Paru en France en 1997
Cette chronique a déjà été publiée dans la revue Présences d'Esprits n°83 (où vous trouverez également un interview de l'auteur)

Je découvre ce premier roman de Laurent Kloetzer après avoir lu les deux œuvres qu’il a co-écrites avec son épouse Laure Kloetzer. Je m’attendais bêtement à ce qu’il y manque quelque chose, comme si l’ouvrage allait être amputé de l’une des plumes. Il n’en est rien, Mémoire Vagabonde est une oeuvre bien différente d’un Anamnèse de Lady Star ou d’un Cleer, même si la technique narrative du récit menteur et elliptique y est également présente.

Mémoire Vagabonde se déroule dans un univers que l’on pourrait qualifier de fantasy romantique ou de fantasy de cape et d’épée. Le récit évoque davantage la distinction et les rapières d’une noblesse Renaissance que la chevalerie d’un Moyen-Age brutal employée par nombre d’auteurs fantasy.

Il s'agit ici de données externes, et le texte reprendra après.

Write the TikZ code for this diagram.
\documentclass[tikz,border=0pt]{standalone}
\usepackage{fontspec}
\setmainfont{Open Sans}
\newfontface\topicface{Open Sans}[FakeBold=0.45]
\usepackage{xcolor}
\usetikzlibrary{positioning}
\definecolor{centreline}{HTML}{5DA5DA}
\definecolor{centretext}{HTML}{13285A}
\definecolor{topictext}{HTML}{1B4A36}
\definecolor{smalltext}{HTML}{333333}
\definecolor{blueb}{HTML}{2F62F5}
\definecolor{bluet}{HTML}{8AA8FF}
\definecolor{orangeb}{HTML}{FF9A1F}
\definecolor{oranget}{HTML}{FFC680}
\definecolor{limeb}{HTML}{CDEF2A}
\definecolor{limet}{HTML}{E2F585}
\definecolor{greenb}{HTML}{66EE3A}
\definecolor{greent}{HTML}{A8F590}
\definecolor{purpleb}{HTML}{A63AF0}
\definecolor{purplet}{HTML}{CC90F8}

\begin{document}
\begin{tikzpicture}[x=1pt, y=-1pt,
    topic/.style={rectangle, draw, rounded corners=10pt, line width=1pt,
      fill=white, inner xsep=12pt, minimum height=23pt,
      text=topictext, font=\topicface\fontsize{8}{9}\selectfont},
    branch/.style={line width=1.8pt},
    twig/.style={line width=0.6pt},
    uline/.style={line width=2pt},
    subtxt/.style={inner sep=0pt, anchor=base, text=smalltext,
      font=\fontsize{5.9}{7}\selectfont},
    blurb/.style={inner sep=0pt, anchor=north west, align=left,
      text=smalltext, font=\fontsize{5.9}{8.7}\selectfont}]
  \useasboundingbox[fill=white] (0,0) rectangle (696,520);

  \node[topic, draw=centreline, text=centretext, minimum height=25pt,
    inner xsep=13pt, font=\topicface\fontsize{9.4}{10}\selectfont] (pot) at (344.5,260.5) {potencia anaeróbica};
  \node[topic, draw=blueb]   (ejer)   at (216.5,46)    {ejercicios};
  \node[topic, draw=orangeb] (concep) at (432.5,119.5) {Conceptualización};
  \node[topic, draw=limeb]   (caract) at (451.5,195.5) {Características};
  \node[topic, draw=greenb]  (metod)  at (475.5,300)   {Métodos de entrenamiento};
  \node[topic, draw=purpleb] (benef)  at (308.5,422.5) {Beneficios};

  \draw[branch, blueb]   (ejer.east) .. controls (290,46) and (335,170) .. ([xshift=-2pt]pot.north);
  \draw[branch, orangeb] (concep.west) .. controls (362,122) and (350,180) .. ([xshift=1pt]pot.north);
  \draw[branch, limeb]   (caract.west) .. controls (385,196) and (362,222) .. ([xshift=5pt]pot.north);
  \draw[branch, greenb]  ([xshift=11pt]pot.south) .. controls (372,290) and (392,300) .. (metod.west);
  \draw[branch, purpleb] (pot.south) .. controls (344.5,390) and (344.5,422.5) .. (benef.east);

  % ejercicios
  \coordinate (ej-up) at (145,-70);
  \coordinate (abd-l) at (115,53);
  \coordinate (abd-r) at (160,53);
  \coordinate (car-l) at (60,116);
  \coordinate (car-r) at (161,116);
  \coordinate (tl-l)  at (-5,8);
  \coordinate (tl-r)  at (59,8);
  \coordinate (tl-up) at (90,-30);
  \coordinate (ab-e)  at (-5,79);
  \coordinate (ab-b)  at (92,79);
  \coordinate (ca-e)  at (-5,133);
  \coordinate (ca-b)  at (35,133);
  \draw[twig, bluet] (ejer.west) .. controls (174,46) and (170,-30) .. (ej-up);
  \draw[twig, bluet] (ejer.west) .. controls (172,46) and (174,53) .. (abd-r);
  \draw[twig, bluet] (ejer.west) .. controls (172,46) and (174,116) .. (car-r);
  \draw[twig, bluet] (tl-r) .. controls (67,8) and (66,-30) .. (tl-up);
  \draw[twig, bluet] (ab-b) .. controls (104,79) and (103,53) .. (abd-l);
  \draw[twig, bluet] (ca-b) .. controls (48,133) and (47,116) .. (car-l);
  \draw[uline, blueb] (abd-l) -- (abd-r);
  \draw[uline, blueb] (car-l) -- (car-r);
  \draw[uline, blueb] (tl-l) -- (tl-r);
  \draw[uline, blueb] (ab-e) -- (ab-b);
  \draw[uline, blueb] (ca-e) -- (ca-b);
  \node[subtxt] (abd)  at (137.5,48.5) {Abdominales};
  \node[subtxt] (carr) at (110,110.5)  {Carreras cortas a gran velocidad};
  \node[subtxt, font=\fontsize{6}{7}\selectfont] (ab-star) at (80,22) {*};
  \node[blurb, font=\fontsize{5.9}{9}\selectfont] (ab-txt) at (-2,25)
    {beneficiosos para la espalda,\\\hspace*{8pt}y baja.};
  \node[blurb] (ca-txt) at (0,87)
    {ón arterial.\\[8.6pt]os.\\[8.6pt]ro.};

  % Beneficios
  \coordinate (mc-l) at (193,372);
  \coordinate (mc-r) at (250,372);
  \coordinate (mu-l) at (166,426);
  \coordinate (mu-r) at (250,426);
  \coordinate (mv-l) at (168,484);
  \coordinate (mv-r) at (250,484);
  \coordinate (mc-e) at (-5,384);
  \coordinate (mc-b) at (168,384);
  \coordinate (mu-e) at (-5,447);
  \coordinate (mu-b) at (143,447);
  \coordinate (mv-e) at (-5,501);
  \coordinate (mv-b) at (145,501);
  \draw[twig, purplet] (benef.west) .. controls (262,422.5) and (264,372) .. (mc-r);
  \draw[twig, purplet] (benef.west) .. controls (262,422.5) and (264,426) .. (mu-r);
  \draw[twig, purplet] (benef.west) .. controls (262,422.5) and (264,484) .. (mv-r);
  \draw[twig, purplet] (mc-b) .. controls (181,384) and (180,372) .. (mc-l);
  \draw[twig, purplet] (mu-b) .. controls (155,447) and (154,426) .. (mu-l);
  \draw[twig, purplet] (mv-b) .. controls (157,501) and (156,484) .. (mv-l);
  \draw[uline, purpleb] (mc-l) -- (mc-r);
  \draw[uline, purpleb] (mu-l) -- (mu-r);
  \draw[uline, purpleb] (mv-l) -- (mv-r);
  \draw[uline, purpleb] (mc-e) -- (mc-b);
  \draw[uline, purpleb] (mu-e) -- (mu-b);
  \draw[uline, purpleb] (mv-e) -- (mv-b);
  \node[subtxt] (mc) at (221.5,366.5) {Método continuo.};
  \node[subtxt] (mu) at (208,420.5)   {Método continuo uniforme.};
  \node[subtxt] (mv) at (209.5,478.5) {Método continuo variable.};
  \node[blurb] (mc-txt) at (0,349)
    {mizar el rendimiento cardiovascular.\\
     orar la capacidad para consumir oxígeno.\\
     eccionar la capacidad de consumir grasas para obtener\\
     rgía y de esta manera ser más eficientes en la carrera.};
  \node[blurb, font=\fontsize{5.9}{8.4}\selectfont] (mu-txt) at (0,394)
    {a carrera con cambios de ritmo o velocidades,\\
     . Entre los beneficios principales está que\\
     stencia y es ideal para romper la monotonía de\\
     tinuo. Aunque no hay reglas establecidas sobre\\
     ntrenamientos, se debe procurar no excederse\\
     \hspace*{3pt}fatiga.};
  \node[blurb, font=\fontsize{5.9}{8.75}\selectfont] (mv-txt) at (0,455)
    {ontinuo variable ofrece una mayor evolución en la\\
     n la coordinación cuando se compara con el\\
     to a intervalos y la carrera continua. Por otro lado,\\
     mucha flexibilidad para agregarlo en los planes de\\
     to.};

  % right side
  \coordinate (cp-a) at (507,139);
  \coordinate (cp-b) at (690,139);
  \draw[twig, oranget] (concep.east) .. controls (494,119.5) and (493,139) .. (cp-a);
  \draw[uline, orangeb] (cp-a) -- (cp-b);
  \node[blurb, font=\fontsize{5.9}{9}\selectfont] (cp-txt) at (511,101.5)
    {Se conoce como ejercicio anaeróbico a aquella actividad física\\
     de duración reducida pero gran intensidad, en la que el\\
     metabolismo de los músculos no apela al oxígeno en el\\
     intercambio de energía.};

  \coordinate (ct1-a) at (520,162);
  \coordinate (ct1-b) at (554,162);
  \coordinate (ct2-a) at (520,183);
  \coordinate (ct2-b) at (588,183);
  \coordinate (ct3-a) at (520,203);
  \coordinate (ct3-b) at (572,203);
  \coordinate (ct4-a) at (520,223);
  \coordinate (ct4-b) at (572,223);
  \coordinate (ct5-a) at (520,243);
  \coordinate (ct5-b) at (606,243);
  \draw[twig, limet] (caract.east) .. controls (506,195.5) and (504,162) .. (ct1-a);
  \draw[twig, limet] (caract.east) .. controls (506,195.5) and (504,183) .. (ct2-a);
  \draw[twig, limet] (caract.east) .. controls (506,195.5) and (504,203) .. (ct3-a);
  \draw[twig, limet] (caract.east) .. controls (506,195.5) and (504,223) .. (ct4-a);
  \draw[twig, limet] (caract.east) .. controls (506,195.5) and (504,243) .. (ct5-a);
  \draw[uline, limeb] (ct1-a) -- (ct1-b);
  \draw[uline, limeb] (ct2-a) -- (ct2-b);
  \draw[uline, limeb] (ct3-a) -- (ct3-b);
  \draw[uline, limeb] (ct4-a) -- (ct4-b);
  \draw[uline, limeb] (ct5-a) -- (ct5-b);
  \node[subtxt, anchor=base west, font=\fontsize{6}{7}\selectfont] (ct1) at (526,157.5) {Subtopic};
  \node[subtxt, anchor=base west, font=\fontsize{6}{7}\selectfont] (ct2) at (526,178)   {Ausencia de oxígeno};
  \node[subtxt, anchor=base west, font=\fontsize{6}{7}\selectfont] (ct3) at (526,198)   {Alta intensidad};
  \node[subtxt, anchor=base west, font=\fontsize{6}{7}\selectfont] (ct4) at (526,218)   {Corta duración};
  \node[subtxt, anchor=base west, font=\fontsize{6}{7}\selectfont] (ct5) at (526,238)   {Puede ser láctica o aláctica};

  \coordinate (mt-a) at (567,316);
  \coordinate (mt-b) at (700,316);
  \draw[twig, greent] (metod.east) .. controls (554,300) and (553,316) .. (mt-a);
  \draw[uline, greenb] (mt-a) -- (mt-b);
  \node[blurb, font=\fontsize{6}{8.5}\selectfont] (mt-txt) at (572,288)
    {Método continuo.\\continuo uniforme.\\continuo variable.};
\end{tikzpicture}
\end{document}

Nous suivons Jaël, écrivain de son état, parcourir ce monde entre continents et océans afin de vendre ses mémoires. Mais très vite, ce qui aurait pu se contenter d’être une aventure divertissante se transforme, comme si l’auteur pas plus que le personnage ne pouvait échapper à ses démons.
Car dans ses mémoires, Jaël se présente en héros libertin et séducteur, remportant ses duels et tombant les cœurs. Après tout, il faut bien vendre les livres. Et pourtant, une force mystérieuse le pousse à ressembler à son personnage, comme si ce dernier prenait vie et lui soufflait les bons gestes à l’oreille. Est-il droitier ou gaucher, roux ou brun ? Cette dualité jette un flou sur chaque situation de Mémoire vagabonde : le lecteur se demande si ce qu’il lit arrive à Jaël l’écrivain ou à Jaël le personnage.

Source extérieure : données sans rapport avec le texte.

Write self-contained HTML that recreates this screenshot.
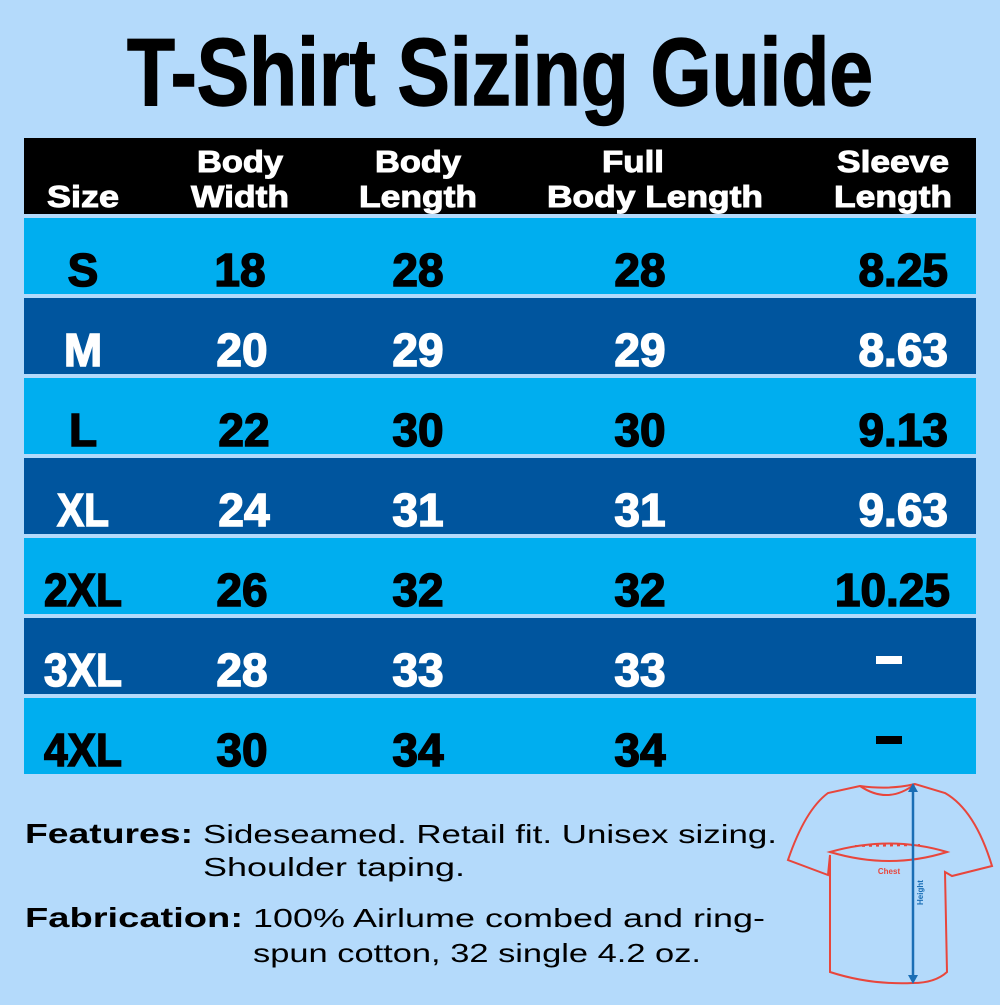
<!DOCTYPE html>
<html><head><style>html,body{margin:0;padding:0;background:#b4dafb}</style></head><body>
<svg width="1000" height="1000" viewBox="0 0 1000 1000" xmlns="http://www.w3.org/2000/svg" font-family="Liberation Sans, sans-serif">
<rect width="1000" height="1000" fill="#b4dafb"/>
<text x="500" y="105" text-anchor="middle" font-size="96" font-weight="bold" textLength="746" lengthAdjust="spacingAndGlyphs" fill="#000" stroke="#000" stroke-width="1.5">T-Shirt Sizing Guide</text>
<rect x="24" y="138" width="952" height="76" fill="#000"/>
<g fill="#fff" stroke="#fff" stroke-width="1" font-weight="bold" font-size="31" text-anchor="middle">
<text x="83" y="207" textLength="72" lengthAdjust="spacingAndGlyphs">Size</text>
<text x="240" y="172" textLength="86" lengthAdjust="spacingAndGlyphs">Body</text>
<text x="240" y="207" textLength="98" lengthAdjust="spacingAndGlyphs">Width</text>
<text x="418" y="172" textLength="86" lengthAdjust="spacingAndGlyphs">Body</text>
<text x="418" y="207" textLength="118" lengthAdjust="spacingAndGlyphs">Length</text>
<text x="633" y="172" textLength="62" lengthAdjust="spacingAndGlyphs">Full</text>
<text x="655" y="207" textLength="216" lengthAdjust="spacingAndGlyphs">Body Length</text>
<text x="893" y="172" textLength="112" lengthAdjust="spacingAndGlyphs">Sleeve</text>
<text x="893" y="207" textLength="118" lengthAdjust="spacingAndGlyphs">Length</text>
</g>
<g font-weight="bold" font-size="46" stroke-width="1.5">
<rect x="24" y="218" width="952" height="76" fill="#00aeef"/>
<rect x="24" y="298" width="952" height="76" fill="#00559e"/>
<rect x="24" y="378" width="952" height="76" fill="#00aeef"/>
<rect x="24" y="458" width="952" height="76" fill="#00559e"/>
<rect x="24" y="538" width="952" height="76" fill="#00aeef"/>
<rect x="24" y="618" width="952" height="76" fill="#00559e"/>
<rect x="24" y="698" width="952" height="76" fill="#00aeef"/>
<g text-anchor="middle" fill="#000" stroke="#000">
<text x="83" y="286">S</text><text x="240" y="286">18</text><text x="418" y="286">28</text><text x="640" y="286">28</text>
<text x="83" y="446">L</text><text x="244" y="446">22</text><text x="418" y="446">30</text><text x="640" y="446">30</text>
<text x="83" y="606" textLength="78" lengthAdjust="spacingAndGlyphs">2XL</text><text x="242" y="606">26</text><text x="418" y="606">32</text><text x="640" y="606">32</text>
<text x="83" y="766" textLength="78" lengthAdjust="spacingAndGlyphs">4XL</text><text x="242" y="766">30</text><text x="418" y="766">34</text><text x="640" y="766">34</text>
</g>
<g text-anchor="end" fill="#000" stroke="#000">
<text x="948" y="286">8.25</text><text x="948" y="446">9.13</text><text x="950" y="606">10.25</text>
</g>
<rect x="876" y="736" width="26" height="8" fill="#000"/>
<g text-anchor="middle" fill="#fff" stroke="#fff">
<text x="83" y="366">M</text><text x="242" y="366">20</text><text x="418" y="366">29</text><text x="640" y="366">29</text>
<text x="83" y="526" textLength="52" lengthAdjust="spacingAndGlyphs">XL</text><text x="244" y="526">24</text><text x="418" y="526">31</text><text x="640" y="526">31</text>
<text x="83" y="686" textLength="78" lengthAdjust="spacingAndGlyphs">3XL</text><text x="242" y="686">28</text><text x="418" y="686">33</text><text x="640" y="686">33</text>
</g>
<g text-anchor="end" fill="#fff" stroke="#fff">
<text x="948" y="366">8.63</text><text x="948" y="526">9.63</text>
</g>
<rect x="876" y="656" width="26" height="8" fill="#fff"/>
</g>
<g fill="#000" font-size="26">
<text x="25" y="843" font-weight="bold" font-size="28" textLength="168" lengthAdjust="spacingAndGlyphs">Features:</text>
<text x="203" y="843" textLength="574" lengthAdjust="spacingAndGlyphs">Sideseamed. Retail fit. Unisex sizing.</text>
<text x="203" y="876" textLength="262" lengthAdjust="spacingAndGlyphs">Shoulder taping.</text>
<text x="25" y="927" font-weight="bold" font-size="28" textLength="218" lengthAdjust="spacingAndGlyphs">Fabrication:</text>
<text x="253" y="927" textLength="512" lengthAdjust="spacingAndGlyphs">100% Airlume combed and ring-</text>
<text x="253" y="962" textLength="448" lengthAdjust="spacingAndGlyphs">spun cotton, 32 single 4.2 oz.</text>
</g>
<g fill="none" stroke="#e8463c" stroke-width="2">
<path d="M860,786 L828,793 Q805,810 788,860 L828,875 L830,855 L830,972 Q870,985 913,983 Q935,983 947,972 L945,872 L952,876 L992,866 Q975,810 945,793 L915,784 Q890,790 860,786 Z"/>
<path d="M860,786 Q888,805 915,784"/>
<path d="M830,852 Q890,835 947,852 Q890,870 830,852 Z"/>
<path d="M855,846 L920,845" stroke-dasharray="3,4"/>
</g>
<text x="889" y="874" font-size="8" fill="#e8463c" text-anchor="middle" font-weight="bold">Chest</text>
<g stroke="#1a6eb5" stroke-width="2.5"><line x1="913" y1="786" x2="913" y2="981"/></g>
<path d="M908,792 L913,783 L918,792 Z M908,975 L913,984 L918,975 Z" fill="#1a6eb5"/>
<text x="923" y="905" font-size="8" fill="#1a6eb5" font-weight="bold" transform="rotate(-90 923 905)">Height</text>
</svg>
</body></html>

Au delà de cet aspect, la capacité d’évocation de Kloetzer est époustouflante. Il nous emmène littéralement dans cette cité gigantesque qu’est Dvern, où Jaël travaillera comme précepteur, avant de s’apercevoir qu’il s’agit plutôt d’un emploi d’amant, voire de simple pion.
Nous découvrirons ainsi des histoires parallèles avec des personnages empêtrés dans leurs propres guêpiers. Le quartier fermé de la « Petite Dvern » avec son prince, ses esclaves et ses habitants drogués est particulièrement réussi.

Mémoire vagabonde est un livre d’aventures, de duels à l’épée et de nobles demeures avec leurs valets et leurs intrigues. Mais c’est aussi un livre sur l’identité, une mise en abîme de l’emprise de l’écrivain sur son personnage, à moins que ce ne soit le contraire. Si l’on ajoute une écriture fluide, peut-être moins séquentielle que dans les ouvrages signés du double L., cela fait trois raisons de lire ce roman.